Les scènes de rue se résument à une harmonie de courbes. Les Bretonnes parées de leur costume traditionnel prodiguent à la fois l’arabesque décorative et le contraste nécessaire à l’exaltation de la lumière. L’identité de ses silhouettes fugitives, souvent saisies de dos, n’a pas d’importance en soi. Ce qui importe, c’est l’harmonie de l’ensemble, les rimes formelles, la tension entre les lignes de fuite d’une perspective accélérée et le cercle parfait de la table rouge dans l’Intérieur aux deux verres de 1923.
La Bretagne de ses amours
A l’instar des nabis, il aime aussi peindre la rue, moins à Paris que dans cette Bretagne dont il s’éprend, inspiré en cela par le souvenir de Gauguin. Tous les ans, à la belle saison, il séjourne à Rochefort-en-Terre, ce site qui marque sa vie et imprègne sa peinture. Il y rencontre en 1917 Madeleine Gascoin, dite Mado, de 28 ans sa cadette. Elle est la liseuse et la musicienne qu’il immortalise dans leur foyer.
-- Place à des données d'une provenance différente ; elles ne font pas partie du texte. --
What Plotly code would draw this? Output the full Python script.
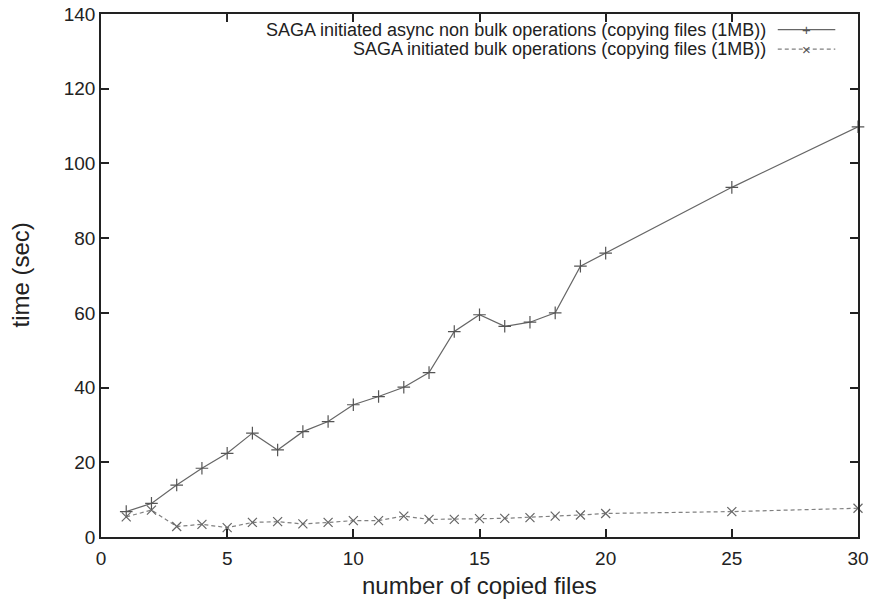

Le couple est l’autre thème de prédilection des nabis et surtout celui de son compatriote Félix Vallotton. A l’évidence, les deux Suisses se sont très tôt connus, vraisemblablement par l’intermédiaire du frère de Félix, Paul Vallotton, que Marius Borgeaud fréquentait durant sa jeunesse à l’Ecole industrielle de Lausanne et qui plus tard deviendra son marchand. Contrairement à Félix Vallotton, auquel on l’a souvent comparé, Borgeaud évacue le drame. Quand l’un suggère le milieu social de la bourgeoisie, le théâtre de l’adultère et les secrets inavoués, l’autre dépeint une quiétude et même un bonheur conjugal. Dans cette expression de la félicité domestique, la lumière joue un rôle privilégié. Franche et généreuse, elle dément, pour des raisons expressives, le climat rude et humide d’une Bretagne fantasmée.
L’ultime période
La Bretagne, qui avait inspiré Gauguin et l’Ecole de Pont Aven, revêt pour le Suisse un charme inspirateur. Alors que le futur peintre des Tropiques s’intéresse surtout aux activités portuaires ou au folklore, Marius Borgeaud ne s’attache encore une fois qu’aux intérieurs de bistro, à la salle du café du Champs de foire, aux Bretonnes en coiffe, à la patronne ou aux joueurs de cartes. Son séjour à Audierne clôt la dernière période de l’artiste.
Peu à peu, ses paysages singulièrement désertés se dépouillent de leurs détails figuratifs. Il ne retient plus que les lignes et les couleurs essentielles. Sa palette se réduit. Il place très haut l’horizon, multiplie les harmonies rythmiques et le découpage des silhouettes dépourvues de modelé. Sur le tard, il ressemble à ces personnes âgées qui limitent leur désirs et leur espace de vie. Marius Borgeaud ressort grandi de ce travail d’ascèse. Inutile de portraiturer sa dernière compagne pour figurer le bonheur, il confie aux objets et à l’esprit des lieux le soin de traduire sa félicité. Il connaissait et se reconnaissait dans la trajectoire d’un Matisse qui, aux confins de sa vie et de sa carrière, s’en tenait à la seule peinture libérée, du sujet et du sens, en un mot à la délectation picturale.